+++ Dataset

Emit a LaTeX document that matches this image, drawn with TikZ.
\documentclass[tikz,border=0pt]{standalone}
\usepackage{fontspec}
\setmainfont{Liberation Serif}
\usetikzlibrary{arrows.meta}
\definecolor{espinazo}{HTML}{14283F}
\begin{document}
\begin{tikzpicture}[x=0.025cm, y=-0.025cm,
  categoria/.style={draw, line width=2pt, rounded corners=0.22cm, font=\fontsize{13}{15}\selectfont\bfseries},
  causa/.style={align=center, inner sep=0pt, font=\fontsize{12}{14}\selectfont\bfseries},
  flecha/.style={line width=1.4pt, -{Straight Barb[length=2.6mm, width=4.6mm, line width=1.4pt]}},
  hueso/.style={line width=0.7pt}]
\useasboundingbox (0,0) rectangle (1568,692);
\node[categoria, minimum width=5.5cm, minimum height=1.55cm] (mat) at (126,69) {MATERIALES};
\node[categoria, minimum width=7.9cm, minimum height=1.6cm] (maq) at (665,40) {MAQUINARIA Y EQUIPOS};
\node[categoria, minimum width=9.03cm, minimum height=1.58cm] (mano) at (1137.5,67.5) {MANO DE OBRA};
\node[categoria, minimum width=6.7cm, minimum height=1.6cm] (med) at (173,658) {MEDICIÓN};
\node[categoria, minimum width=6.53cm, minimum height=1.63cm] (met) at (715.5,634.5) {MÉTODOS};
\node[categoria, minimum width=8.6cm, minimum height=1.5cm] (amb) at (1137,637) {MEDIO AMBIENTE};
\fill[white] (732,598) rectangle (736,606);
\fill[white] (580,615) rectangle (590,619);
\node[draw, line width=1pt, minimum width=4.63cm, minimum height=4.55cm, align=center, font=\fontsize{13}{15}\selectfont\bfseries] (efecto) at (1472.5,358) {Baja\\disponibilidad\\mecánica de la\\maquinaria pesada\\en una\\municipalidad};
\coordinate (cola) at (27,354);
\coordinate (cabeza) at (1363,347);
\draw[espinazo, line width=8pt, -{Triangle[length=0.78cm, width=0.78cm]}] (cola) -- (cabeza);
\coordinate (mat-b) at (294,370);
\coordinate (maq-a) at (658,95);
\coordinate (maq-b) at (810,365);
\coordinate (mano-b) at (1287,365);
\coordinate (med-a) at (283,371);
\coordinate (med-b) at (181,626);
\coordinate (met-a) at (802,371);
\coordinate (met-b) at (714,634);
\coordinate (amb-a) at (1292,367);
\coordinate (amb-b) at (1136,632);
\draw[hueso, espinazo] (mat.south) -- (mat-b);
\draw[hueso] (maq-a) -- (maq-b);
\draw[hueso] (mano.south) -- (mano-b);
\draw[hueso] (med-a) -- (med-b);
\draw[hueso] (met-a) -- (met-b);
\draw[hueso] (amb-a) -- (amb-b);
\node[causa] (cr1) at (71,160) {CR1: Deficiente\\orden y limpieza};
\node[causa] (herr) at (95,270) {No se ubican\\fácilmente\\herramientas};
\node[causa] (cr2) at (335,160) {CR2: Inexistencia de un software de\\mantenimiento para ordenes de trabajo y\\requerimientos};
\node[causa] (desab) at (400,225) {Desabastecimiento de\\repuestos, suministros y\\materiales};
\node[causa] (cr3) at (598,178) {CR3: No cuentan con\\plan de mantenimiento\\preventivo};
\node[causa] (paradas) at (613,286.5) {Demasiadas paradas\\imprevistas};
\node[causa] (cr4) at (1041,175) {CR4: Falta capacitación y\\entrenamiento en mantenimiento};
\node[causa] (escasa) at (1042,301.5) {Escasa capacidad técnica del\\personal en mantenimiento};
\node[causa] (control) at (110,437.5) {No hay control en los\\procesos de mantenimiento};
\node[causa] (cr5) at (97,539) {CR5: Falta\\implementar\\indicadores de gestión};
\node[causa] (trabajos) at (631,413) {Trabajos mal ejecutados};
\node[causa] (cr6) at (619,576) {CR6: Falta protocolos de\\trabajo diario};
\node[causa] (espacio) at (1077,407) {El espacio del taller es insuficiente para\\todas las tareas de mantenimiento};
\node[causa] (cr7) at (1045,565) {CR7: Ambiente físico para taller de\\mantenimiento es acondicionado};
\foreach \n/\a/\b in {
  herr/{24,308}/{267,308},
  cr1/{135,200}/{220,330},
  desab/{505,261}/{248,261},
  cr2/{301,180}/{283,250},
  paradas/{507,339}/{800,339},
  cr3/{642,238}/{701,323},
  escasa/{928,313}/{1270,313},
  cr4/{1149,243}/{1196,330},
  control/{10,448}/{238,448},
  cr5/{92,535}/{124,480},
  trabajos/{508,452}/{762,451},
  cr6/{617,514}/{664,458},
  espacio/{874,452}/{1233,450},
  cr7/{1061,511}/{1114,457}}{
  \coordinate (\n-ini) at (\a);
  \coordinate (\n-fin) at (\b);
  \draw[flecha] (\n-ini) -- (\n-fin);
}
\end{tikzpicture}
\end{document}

++++++
+++ Dataset

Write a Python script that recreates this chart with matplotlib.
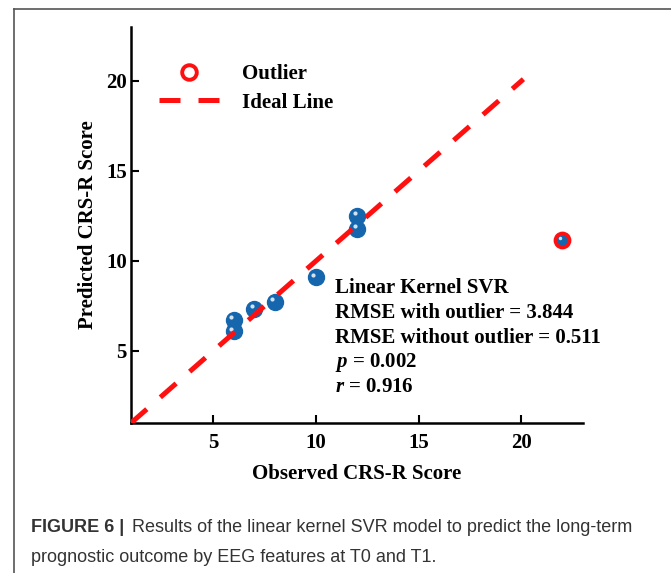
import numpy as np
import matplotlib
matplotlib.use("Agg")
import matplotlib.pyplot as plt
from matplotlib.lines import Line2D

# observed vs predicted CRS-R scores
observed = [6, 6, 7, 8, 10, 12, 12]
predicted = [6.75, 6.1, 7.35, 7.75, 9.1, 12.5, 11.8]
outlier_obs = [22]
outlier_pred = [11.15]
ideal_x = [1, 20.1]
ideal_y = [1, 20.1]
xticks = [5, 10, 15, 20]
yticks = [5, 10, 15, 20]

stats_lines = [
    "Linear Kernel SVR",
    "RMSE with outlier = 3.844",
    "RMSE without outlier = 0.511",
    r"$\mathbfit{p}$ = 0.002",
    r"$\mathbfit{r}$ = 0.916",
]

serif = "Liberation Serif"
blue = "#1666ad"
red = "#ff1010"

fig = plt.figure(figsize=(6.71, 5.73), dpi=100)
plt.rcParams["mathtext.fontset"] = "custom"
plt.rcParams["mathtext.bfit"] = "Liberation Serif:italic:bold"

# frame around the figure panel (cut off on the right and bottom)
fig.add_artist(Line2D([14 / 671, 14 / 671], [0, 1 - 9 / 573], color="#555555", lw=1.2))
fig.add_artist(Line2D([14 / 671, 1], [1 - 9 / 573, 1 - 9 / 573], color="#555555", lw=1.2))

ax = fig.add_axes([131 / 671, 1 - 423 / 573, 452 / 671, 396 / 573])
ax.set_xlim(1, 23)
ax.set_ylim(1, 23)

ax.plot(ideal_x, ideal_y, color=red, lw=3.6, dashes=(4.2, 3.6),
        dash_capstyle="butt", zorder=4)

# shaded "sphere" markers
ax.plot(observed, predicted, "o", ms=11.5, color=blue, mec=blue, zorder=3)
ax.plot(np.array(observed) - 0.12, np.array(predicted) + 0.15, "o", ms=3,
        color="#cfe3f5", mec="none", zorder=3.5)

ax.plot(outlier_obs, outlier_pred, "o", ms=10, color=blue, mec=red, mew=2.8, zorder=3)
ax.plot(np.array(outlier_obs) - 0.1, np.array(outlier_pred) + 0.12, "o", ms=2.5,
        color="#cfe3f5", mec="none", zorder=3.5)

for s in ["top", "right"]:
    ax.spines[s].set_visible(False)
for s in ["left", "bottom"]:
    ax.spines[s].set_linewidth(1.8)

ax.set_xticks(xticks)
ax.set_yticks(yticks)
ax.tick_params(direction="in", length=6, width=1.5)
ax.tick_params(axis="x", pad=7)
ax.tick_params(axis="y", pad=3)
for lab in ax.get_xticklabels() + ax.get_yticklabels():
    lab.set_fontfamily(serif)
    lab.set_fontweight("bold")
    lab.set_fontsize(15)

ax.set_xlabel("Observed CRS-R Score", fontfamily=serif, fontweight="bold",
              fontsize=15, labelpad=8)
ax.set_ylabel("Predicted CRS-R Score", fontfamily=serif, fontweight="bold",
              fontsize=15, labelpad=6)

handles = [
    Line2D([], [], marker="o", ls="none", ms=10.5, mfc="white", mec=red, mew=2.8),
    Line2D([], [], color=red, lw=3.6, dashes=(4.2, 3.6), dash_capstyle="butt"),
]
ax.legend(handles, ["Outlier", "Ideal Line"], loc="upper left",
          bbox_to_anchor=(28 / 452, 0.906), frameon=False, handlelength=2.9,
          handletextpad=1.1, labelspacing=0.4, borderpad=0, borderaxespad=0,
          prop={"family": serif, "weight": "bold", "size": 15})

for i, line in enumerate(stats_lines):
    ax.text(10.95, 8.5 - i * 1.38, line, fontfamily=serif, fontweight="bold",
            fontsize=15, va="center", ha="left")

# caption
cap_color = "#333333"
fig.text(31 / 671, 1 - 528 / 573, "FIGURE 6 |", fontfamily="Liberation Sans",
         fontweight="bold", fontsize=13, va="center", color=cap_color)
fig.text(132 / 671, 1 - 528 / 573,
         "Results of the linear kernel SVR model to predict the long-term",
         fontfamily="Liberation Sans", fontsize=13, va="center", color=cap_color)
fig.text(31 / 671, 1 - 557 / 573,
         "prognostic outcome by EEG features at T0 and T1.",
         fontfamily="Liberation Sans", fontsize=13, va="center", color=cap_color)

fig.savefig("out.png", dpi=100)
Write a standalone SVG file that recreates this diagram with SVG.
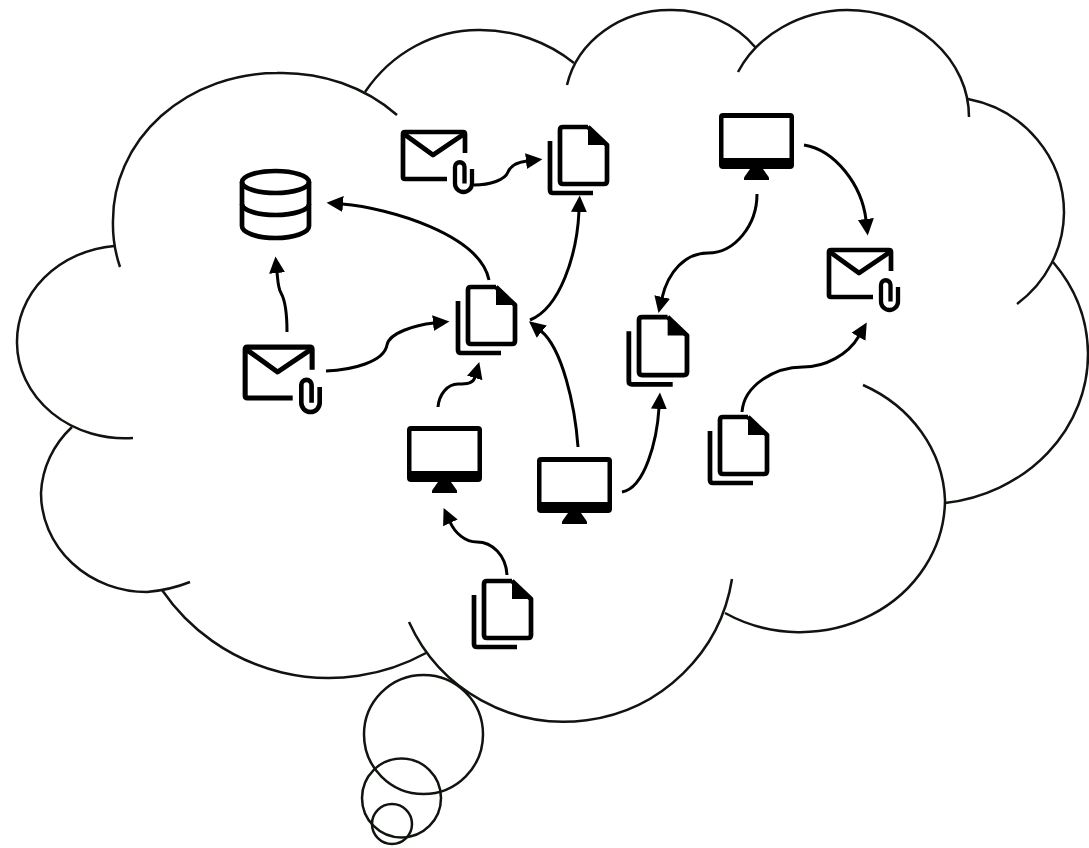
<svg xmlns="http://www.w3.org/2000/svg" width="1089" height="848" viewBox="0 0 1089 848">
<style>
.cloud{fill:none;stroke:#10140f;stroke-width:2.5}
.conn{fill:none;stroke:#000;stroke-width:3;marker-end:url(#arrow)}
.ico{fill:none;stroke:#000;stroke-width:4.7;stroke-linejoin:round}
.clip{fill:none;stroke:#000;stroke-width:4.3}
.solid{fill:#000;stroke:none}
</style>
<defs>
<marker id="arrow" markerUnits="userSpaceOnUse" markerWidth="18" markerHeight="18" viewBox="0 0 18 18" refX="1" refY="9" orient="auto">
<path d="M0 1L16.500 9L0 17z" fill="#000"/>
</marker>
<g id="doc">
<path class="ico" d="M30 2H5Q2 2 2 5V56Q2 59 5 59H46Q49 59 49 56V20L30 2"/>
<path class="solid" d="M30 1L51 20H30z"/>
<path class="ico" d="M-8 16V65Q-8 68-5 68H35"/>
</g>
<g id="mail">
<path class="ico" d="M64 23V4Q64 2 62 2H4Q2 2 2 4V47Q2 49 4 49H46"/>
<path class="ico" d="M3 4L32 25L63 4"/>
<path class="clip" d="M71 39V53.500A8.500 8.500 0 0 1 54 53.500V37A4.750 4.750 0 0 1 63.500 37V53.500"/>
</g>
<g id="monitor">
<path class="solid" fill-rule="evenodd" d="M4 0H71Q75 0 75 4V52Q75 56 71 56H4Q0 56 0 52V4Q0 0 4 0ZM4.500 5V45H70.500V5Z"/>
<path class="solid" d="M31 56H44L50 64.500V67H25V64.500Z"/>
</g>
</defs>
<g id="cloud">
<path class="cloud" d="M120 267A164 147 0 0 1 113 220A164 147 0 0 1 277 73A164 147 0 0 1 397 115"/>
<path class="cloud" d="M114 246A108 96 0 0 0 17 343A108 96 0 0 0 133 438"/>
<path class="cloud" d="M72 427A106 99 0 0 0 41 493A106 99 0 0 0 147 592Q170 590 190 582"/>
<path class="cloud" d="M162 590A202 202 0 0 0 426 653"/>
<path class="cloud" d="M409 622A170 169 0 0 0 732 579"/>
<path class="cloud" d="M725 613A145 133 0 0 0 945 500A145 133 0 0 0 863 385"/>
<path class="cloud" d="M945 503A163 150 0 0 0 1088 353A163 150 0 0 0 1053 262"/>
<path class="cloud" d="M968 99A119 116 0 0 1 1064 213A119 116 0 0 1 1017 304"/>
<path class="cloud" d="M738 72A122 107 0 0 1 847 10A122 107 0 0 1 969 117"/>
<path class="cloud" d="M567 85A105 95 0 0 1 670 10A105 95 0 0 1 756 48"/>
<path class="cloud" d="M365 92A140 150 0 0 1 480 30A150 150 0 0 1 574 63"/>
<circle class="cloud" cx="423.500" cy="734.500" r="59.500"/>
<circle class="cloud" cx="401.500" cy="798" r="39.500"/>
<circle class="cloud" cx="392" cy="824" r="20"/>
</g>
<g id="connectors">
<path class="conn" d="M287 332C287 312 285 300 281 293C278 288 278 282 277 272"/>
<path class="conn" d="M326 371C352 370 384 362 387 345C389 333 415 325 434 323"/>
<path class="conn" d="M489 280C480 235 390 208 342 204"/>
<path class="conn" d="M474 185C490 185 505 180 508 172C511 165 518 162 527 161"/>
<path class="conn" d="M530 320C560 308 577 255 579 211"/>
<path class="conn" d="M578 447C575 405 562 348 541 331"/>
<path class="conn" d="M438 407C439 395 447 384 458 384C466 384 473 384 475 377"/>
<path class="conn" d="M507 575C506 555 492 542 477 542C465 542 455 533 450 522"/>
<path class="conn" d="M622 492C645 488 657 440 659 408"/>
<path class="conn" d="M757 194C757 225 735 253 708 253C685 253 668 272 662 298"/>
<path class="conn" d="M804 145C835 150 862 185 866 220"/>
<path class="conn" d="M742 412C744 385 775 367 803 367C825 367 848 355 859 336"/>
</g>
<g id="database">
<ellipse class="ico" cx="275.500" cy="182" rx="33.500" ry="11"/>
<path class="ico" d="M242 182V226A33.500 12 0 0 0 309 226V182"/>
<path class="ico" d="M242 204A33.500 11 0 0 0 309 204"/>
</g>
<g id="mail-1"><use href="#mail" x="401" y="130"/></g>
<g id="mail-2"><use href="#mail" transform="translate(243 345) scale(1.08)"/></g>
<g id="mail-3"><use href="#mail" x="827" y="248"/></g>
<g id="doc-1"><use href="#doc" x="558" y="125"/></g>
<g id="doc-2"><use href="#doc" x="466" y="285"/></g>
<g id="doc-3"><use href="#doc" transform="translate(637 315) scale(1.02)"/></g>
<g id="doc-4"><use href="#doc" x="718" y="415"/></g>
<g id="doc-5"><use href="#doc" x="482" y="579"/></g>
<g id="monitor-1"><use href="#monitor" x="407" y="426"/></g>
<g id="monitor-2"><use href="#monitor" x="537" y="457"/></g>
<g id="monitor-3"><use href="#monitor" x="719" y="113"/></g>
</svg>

++++++

> What the task requires: From the records above, copy every line that holds the word "this".

> Complete answer:
Emit a LaTeX document that matches this image, drawn with TikZ.
Write a Python script that recreates this chart with matplotlib.
Write a standalone SVG file that recreates this diagram with SVG.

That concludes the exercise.